Scottish Castles Photo Library
- Braco Castle, Perthshire

Braco is about six miles north of Dunblane and two miles north of the village of Braco. The original castle was a 16th century tower house. The estate was originally owned by the Bishops of Dunblane - there is a royal charter dated 1442 naming Brecache, Ardachis and Kere-Decani - these became Braco, Ardoch and Deanskeir. "Breac Achadh" means "spotted field" in Gaelic. In the 16th century, the castle consisted of a rectangular tower which now forms the north-west corner of the building. In the 1630s, it was extended towards the south, incorporating the stair tower.
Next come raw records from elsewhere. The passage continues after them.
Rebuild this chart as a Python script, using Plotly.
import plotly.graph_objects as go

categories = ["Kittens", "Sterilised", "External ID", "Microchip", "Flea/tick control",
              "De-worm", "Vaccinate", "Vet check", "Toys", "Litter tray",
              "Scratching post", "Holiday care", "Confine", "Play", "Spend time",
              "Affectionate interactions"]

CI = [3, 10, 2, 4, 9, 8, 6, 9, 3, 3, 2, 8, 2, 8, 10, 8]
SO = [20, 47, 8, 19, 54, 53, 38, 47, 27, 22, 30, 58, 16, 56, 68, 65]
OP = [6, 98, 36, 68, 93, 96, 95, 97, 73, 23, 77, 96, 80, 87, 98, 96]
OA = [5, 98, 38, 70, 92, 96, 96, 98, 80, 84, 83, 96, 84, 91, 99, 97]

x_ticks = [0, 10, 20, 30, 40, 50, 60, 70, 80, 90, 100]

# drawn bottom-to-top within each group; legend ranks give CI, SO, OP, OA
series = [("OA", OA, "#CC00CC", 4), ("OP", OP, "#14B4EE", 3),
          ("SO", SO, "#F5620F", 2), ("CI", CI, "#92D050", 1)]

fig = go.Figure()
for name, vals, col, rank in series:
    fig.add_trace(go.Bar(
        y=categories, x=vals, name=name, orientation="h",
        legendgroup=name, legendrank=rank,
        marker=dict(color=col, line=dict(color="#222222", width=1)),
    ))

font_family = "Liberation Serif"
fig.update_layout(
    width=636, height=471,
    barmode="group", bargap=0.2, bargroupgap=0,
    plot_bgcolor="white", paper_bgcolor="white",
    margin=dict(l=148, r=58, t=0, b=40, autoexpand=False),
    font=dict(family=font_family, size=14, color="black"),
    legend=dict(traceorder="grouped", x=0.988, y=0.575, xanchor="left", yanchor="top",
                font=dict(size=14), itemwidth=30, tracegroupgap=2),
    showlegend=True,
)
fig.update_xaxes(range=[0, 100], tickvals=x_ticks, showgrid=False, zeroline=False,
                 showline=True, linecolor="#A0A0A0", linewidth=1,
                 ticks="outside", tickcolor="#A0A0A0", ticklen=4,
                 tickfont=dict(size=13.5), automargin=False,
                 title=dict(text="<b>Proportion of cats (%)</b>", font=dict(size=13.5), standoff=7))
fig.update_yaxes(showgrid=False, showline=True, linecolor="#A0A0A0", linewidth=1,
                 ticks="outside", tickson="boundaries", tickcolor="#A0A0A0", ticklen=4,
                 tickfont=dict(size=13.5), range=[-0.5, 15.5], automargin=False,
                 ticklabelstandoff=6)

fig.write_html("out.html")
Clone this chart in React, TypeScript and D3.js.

During the reign of King George III, another extension was built to the east, by a laird who was an equerry to King George, in the (ultimately vain) hope of entertaining the monarch at Braco. This created a U-shaped building. Finally, this was filled in during Victorian times with a lower, castellated construction and some free-standing buildings north of the castle were connected to the main structure. Sir William Graham, who was the second son of the 3rd Earl of Montrose (and so the uncle of the more famous Marquis of Montrose, owned the estate in the 1600s. He became Nova Scotia Baronet of Braco in 1625 and was the builder of the re-entrant angle on the west side of the L-plan.

General David Graham, who died in the 1790s was the last Graham to stay at Braco. It then passed to the Smythes. In the Victorian era, further addition were made, including the sham turrets.

In the early 1990s, Dutch born Mari and Teuna van Ballegooyen were captivated by the garden and the views over the Ochil Hills. They bought the castle and set about improving the gardens. These are open under Scotland’s Garden Scheme (with an honesty box) from 1st March – 31st October 10am to 5pm.